Unfortunately, Traktor also became crackly about two hours into my set again. Had to whip out my phone for a bridge track to restart the program. There was some silence as it took me ~5 seconds to realize which button I had to hit to activate the RCA input. This wasn’t really a big deal, dinner was being served and both tracks were low volume anyway. After restarting though I had lost Traktor’s ‘played state’, I wouldn’t be able to tell what I already played. I knew this would happen so before closing I sorted by played tracks within my setlist and added them to a separate playlist then deleted them from the original, problem solved.

Cutting of the cake became more of a thing, shortly after dinner the groom asked to pair it with singing happy birthday (being that it was the brides birthday) and topping it off with a spontaneous speech. This cleared the dance floor for a good while, though, this wasn’t exactly a raging dancing group to begin with. This interruption was also exacerbated by the the bride not rolling right in to her son’s special dance following the cake cutting as originally discussed. No matter, one thing I’ve learned is that the more changes you handle the more appreciative the couple when you brush them off unfazed.

Client Feedback

Despite everything the bride and groom expressed sincere heartfelt gratitude for a great time as they caught me on my way out. The bride came over the top, thanking me getting there so early despite the snow. Later that week she graciously wrote up some feedback for me over email. She loved the 90’s throwback gems that initially got the dancefloor moving, really appreciated me braving the storm so early and gave compliments on my coordination. She did point out though wanting more of a heads up in regards to how much of each genre I would play; I had asked her to provide song suggestions which led to some unintended assumptions.

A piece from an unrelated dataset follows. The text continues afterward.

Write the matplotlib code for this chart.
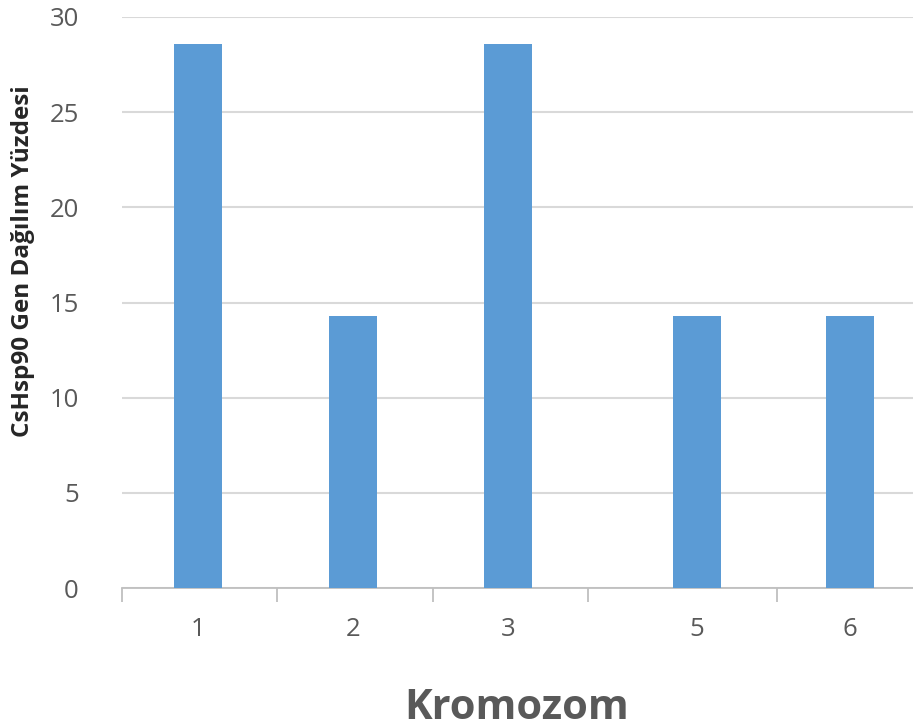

Overall she gave me a 7/8 out of 10 and “would definitely recommend you.”

* Have first dances after dinner to jump-start the dance-floor.
* Have in writing all titles and relations of wedding party ahead of time.
* Confirm procession music is all one song or will switch over- write it down!
* Inform couple(s) who have special dances that they can give me a nod and I can fade out.
* Will cocktail hour be in same location as reception? This will indicate a potential need for a satellite setup.
* Confirm if I’m required for rehearsal if procession music is involved.